WORK TO COMPLETE >>
Please transcribe the listing below in full and word for word, without its pictures.

DATA EXTRACT >>

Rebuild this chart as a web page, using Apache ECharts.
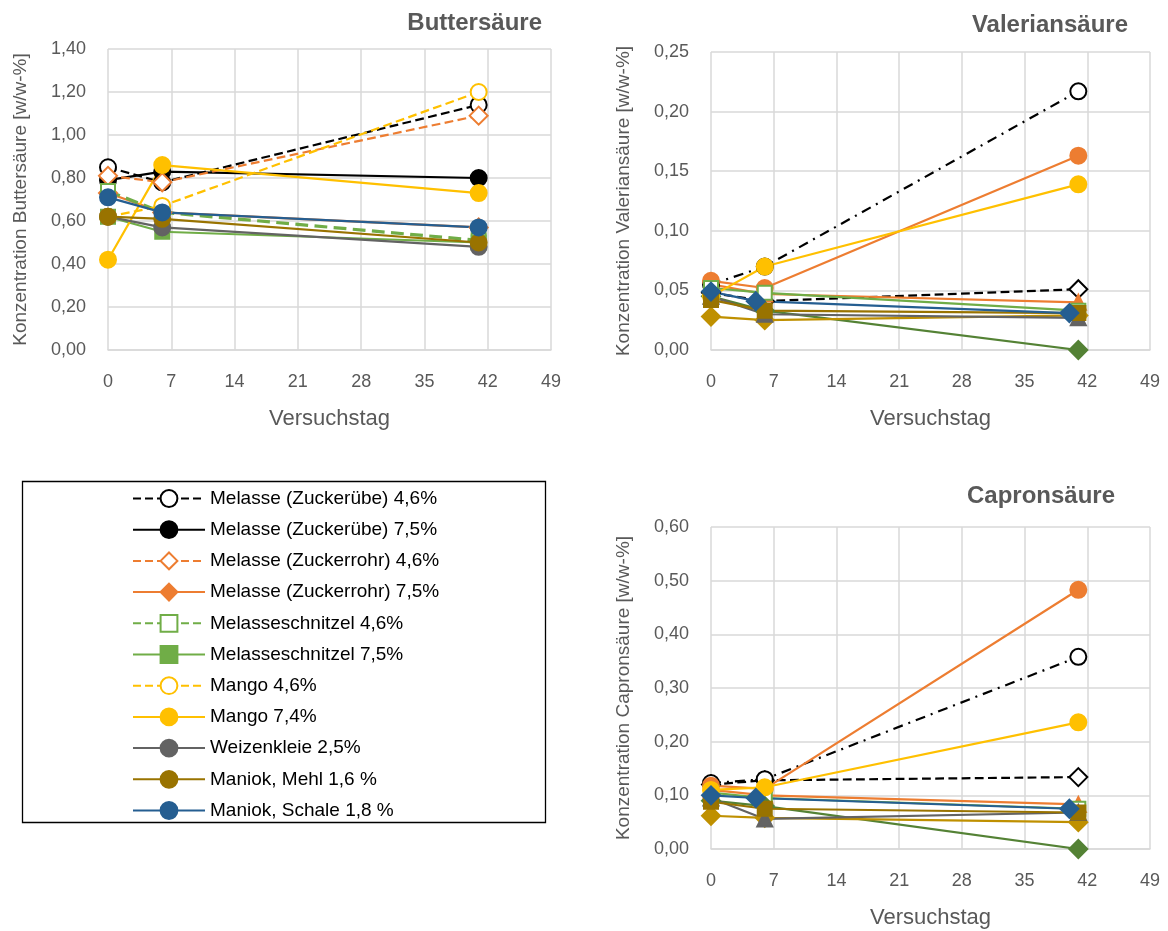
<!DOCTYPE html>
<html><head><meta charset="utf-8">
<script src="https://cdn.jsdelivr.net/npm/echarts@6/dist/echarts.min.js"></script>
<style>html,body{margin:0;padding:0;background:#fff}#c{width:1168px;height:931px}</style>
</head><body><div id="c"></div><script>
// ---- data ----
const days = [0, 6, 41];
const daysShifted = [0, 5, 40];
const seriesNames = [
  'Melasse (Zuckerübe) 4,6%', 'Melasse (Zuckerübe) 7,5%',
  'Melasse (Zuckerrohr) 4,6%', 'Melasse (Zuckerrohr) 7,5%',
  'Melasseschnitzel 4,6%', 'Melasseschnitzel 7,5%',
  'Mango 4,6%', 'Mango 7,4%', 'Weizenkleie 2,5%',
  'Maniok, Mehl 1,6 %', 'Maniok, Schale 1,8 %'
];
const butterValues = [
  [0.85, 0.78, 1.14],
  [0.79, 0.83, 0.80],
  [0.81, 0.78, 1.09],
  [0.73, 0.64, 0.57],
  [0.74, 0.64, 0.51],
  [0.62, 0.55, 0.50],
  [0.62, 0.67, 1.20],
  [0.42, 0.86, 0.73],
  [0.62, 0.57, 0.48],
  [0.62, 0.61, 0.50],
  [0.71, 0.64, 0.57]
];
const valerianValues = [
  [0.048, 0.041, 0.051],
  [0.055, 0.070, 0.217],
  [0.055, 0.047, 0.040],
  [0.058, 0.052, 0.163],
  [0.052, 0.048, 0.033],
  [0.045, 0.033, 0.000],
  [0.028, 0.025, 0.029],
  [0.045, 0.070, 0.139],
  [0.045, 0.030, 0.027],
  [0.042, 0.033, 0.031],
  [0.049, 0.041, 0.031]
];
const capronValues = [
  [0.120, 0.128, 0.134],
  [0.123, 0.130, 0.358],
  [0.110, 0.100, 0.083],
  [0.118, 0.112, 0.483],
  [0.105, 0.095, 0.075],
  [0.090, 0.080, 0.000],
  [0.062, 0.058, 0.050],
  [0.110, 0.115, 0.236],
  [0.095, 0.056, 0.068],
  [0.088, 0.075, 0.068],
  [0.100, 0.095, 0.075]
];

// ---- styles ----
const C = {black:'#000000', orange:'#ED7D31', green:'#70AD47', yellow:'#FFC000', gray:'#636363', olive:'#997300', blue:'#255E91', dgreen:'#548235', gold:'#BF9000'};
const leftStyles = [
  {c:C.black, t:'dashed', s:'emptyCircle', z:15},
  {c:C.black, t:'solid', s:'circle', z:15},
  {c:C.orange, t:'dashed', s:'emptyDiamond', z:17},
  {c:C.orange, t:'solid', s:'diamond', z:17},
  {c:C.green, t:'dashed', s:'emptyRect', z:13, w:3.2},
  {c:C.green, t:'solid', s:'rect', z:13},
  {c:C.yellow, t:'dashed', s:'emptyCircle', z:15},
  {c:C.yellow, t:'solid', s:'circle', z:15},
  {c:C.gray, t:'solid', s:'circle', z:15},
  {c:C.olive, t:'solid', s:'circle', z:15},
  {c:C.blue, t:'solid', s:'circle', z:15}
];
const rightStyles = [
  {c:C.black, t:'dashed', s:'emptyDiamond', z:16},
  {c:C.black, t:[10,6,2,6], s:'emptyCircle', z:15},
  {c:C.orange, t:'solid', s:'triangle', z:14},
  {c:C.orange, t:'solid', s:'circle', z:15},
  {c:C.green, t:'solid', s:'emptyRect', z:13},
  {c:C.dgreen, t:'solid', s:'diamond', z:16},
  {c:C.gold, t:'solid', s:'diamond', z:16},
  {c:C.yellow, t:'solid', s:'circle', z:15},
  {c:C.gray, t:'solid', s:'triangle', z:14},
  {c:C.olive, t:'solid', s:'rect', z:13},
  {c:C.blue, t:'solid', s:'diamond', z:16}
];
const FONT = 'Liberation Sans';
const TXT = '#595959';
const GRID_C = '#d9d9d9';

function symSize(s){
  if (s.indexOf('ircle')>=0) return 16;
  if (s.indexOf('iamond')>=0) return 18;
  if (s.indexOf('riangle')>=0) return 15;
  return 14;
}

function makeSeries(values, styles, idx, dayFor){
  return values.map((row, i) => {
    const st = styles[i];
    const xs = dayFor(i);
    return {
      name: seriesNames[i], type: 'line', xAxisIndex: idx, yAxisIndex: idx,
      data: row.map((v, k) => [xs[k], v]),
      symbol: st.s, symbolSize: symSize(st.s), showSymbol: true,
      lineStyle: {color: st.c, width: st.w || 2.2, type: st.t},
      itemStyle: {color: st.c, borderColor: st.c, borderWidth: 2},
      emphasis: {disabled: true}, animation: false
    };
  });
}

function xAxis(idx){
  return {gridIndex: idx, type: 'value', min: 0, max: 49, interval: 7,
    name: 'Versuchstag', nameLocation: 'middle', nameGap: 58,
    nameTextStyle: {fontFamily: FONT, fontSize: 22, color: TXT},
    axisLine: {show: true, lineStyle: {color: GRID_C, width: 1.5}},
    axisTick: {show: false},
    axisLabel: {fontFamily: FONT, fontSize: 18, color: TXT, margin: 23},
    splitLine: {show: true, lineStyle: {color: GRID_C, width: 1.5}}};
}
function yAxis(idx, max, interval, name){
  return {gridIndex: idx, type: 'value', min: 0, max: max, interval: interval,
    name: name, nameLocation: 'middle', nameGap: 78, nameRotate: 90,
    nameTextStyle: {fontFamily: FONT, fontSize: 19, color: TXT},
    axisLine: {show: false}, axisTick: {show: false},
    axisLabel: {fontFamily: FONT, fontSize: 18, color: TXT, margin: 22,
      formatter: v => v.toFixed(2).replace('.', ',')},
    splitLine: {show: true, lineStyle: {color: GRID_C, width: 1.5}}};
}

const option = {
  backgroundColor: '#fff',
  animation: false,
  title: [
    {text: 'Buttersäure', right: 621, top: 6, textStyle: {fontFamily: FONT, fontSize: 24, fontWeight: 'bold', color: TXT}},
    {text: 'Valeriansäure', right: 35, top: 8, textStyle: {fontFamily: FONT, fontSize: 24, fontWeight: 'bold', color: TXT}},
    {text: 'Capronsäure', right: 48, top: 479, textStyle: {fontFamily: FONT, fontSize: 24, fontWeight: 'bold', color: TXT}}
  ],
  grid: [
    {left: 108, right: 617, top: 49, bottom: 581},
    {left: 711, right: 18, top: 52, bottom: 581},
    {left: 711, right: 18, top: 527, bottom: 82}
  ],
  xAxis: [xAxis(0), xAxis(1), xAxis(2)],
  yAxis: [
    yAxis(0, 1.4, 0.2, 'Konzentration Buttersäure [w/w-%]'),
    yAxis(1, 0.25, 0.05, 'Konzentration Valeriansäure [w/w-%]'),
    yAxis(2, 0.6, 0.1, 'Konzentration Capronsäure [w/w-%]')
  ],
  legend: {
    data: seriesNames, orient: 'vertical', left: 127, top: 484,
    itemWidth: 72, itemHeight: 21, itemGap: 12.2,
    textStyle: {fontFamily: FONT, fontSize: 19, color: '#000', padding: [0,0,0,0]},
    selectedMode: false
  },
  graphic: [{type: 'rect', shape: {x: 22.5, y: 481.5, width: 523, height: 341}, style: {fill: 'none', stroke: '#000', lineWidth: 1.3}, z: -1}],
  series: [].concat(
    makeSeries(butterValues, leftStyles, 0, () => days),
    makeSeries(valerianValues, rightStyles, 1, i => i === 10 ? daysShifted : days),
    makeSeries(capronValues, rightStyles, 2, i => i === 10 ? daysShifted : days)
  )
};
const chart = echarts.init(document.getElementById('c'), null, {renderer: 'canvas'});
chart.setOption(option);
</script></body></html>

RESPONSE >>
Rebuild this chart as a web page, using Apache ECharts.
<!DOCTYPE html>
<html><head><meta charset="utf-8">
<script src="https://cdn.jsdelivr.net/npm/echarts@6/dist/echarts.min.js"></script>
<style>html,body{margin:0;padding:0;background:#fff}#c{width:1168px;height:931px}</style>
</head><body><div id="c"></div><script>
// ---- data ----
const days = [0, 6, 41];
const daysShifted = [0, 5, 40];
const seriesNames = [
  'Melasse (Zuckerübe) 4,6%', 'Melasse (Zuckerübe) 7,5%',
  'Melasse (Zuckerrohr) 4,6%', 'Melasse (Zuckerrohr) 7,5%',
  'Melasseschnitzel 4,6%', 'Melasseschnitzel 7,5%',
  'Mango 4,6%', 'Mango 7,4%', 'Weizenkleie 2,5%',
  'Maniok, Mehl 1,6 %', 'Maniok, Schale 1,8 %'
];
const butterValues = [
  [0.85, 0.78, 1.14],
  [0.79, 0.83, 0.80],
  [0.81, 0.78, 1.09],
  [0.73, 0.64, 0.57],
  [0.74, 0.64, 0.51],
  [0.62, 0.55, 0.50],
  [0.62, 0.67, 1.20],
  [0.42, 0.86, 0.73],
  [0.62, 0.57, 0.48],
  [0.62, 0.61, 0.50],
  [0.71, 0.64, 0.57]
];
const valerianValues = [
  [0.048, 0.041, 0.051],
  [0.055, 0.070, 0.217],
  [0.055, 0.047, 0.040],
  [0.058, 0.052, 0.163],
  [0.052, 0.048, 0.033],
  [0.045, 0.033, 0.000],
  [0.028, 0.025, 0.029],
  [0.045, 0.070, 0.139],
  [0.045, 0.030, 0.027],
  [0.042, 0.033, 0.031],
  [0.049, 0.041, 0.031]
];
const capronValues = [
  [0.120, 0.128, 0.134],
  [0.123, 0.130, 0.358],
  [0.110, 0.100, 0.083],
  [0.118, 0.112, 0.483],
  [0.105, 0.095, 0.075],
  [0.090, 0.080, 0.000],
  [0.062, 0.058, 0.050],
  [0.110, 0.115, 0.236],
  [0.095, 0.056, 0.068],
  [0.088, 0.075, 0.068],
  [0.100, 0.095, 0.075]
];

// ---- styles ----
const C = {black:'#000000', orange:'#ED7D31', green:'#70AD47', yellow:'#FFC000', gray:'#636363', olive:'#997300', blue:'#255E91', dgreen:'#548235', gold:'#BF9000'};
const leftStyles = [
  {c:C.black, t:'dashed', s:'emptyCircle', z:15},
  {c:C.black, t:'solid', s:'circle', z:15},
  {c:C.orange, t:'dashed', s:'emptyDiamond', z:17},
  {c:C.orange, t:'solid', s:'diamond', z:17},
  {c:C.green, t:'dashed', s:'emptyRect', z:13, w:3.2},
  {c:C.green, t:'solid', s:'rect', z:13},
  {c:C.yellow, t:'dashed', s:'emptyCircle', z:15},
  {c:C.yellow, t:'solid', s:'circle', z:15},
  {c:C.gray, t:'solid', s:'circle', z:15},
  {c:C.olive, t:'solid', s:'circle', z:15},
  {c:C.blue, t:'solid', s:'circle', z:15}
];
const rightStyles = [
  {c:C.black, t:'dashed', s:'emptyDiamond', z:16},
  {c:C.black, t:[10,6,2,6], s:'emptyCircle', z:15},
  {c:C.orange, t:'solid', s:'triangle', z:14},
  {c:C.orange, t:'solid', s:'circle', z:15},
  {c:C.green, t:'solid', s:'emptyRect', z:13},
  {c:C.dgreen, t:'solid', s:'diamond', z:16},
  {c:C.gold, t:'solid', s:'diamond', z:16},
  {c:C.yellow, t:'solid', s:'circle', z:15},
  {c:C.gray, t:'solid', s:'triangle', z:14},
  {c:C.olive, t:'solid', s:'rect', z:13},
  {c:C.blue, t:'solid', s:'diamond', z:16}
];
const FONT = 'Liberation Sans';
const TXT = '#595959';
const GRID_C = '#d9d9d9';

function symSize(s){
  if (s.indexOf('ircle')>=0) return 16;
  if (s.indexOf('iamond')>=0) return 18;
  if (s.indexOf('riangle')>=0) return 15;
  return 14;
}

function makeSeries(values, styles, idx, dayFor){
  return values.map((row, i) => {
    const st = styles[i];
    const xs = dayFor(i);
    return {
      name: seriesNames[i], type: 'line', xAxisIndex: idx, yAxisIndex: idx,
      data: row.map((v, k) => [xs[k], v]),
      symbol: st.s, symbolSize: symSize(st.s), showSymbol: true,
      lineStyle: {color: st.c, width: st.w || 2.2, type: st.t},
      itemStyle: {color: st.c, borderColor: st.c, borderWidth: 2},
      emphasis: {disabled: true}, animation: false
    };
  });
}

function xAxis(idx){
  return {gridIndex: idx, type: 'value', min: 0, max: 49, interval: 7,
    name: 'Versuchstag', nameLocation: 'middle', nameGap: 58,
    nameTextStyle: {fontFamily: FONT, fontSize: 22, color: TXT},
    axisLine: {show: true, lineStyle: {color: GRID_C, width: 1.5}},
    axisTick: {show: false},
    axisLabel: {fontFamily: FONT, fontSize: 18, color: TXT, margin: 23},
    splitLine: {show: true, lineStyle: {color: GRID_C, width: 1.5}}};
}
function yAxis(idx, max, interval, name){
  return {gridIndex: idx, type: 'value', min: 0, max: max, interval: interval,
    name: name, nameLocation: 'middle', nameGap: 78, nameRotate: 90,
    nameTextStyle: {fontFamily: FONT, fontSize: 19, color: TXT},
    axisLine: {show: false}, axisTick: {show: false},
    axisLabel: {fontFamily: FONT, fontSize: 18, color: TXT, margin: 22,
      formatter: v => v.toFixed(2).replace('.', ',')},
    splitLine: {show: true, lineStyle: {color: GRID_C, width: 1.5}}};
}

const option = {
  backgroundColor: '#fff',
  animation: false,
  title: [
    {text: 'Buttersäure', right: 621, top: 6, textStyle: {fontFamily: FONT, fontSize: 24, fontWeight: 'bold', color: TXT}},
    {text: 'Valeriansäure', right: 35, top: 8, textStyle: {fontFamily: FONT, fontSize: 24, fontWeight: 'bold', color: TXT}},
    {text: 'Capronsäure', right: 48, top: 479, textStyle: {fontFamily: FONT, fontSize: 24, fontWeight: 'bold', color: TXT}}
  ],
  grid: [
    {left: 108, right: 617, top: 49, bottom: 581},
    {left: 711, right: 18, top: 52, bottom: 581},
    {left: 711, right: 18, top: 527, bottom: 82}
  ],
  xAxis: [xAxis(0), xAxis(1), xAxis(2)],
  yAxis: [
    yAxis(0, 1.4, 0.2, 'Konzentration Buttersäure [w/w-%]'),
    yAxis(1, 0.25, 0.05, 'Konzentration Valeriansäure [w/w-%]'),
    yAxis(2, 0.6, 0.1, 'Konzentration Capronsäure [w/w-%]')
  ],
  legend: {
    data: seriesNames, orient: 'vertical', left: 127, top: 484,
    itemWidth: 72, itemHeight: 21, itemGap: 12.2,
    textStyle: {fontFamily: FONT, fontSize: 19, color: '#000', padding: [0,0,0,0]},
    selectedMode: false
  },
  graphic: [{type: 'rect', shape: {x: 22.5, y: 481.5, width: 523, height: 341}, style: {fill: 'none', stroke: '#000', lineWidth: 1.3}, z: -1}],
  series: [].concat(
    makeSeries(butterValues, leftStyles, 0, () => days),
    makeSeries(valerianValues, rightStyles, 1, i => i === 10 ? daysShifted : days),
    makeSeries(capronValues, rightStyles, 2, i => i === 10 ? daysShifted : days)
  )
};
const chart = echarts.init(document.getElementById('c'), null, {renderer: 'canvas'});
chart.setOption(option);
</script></body></html>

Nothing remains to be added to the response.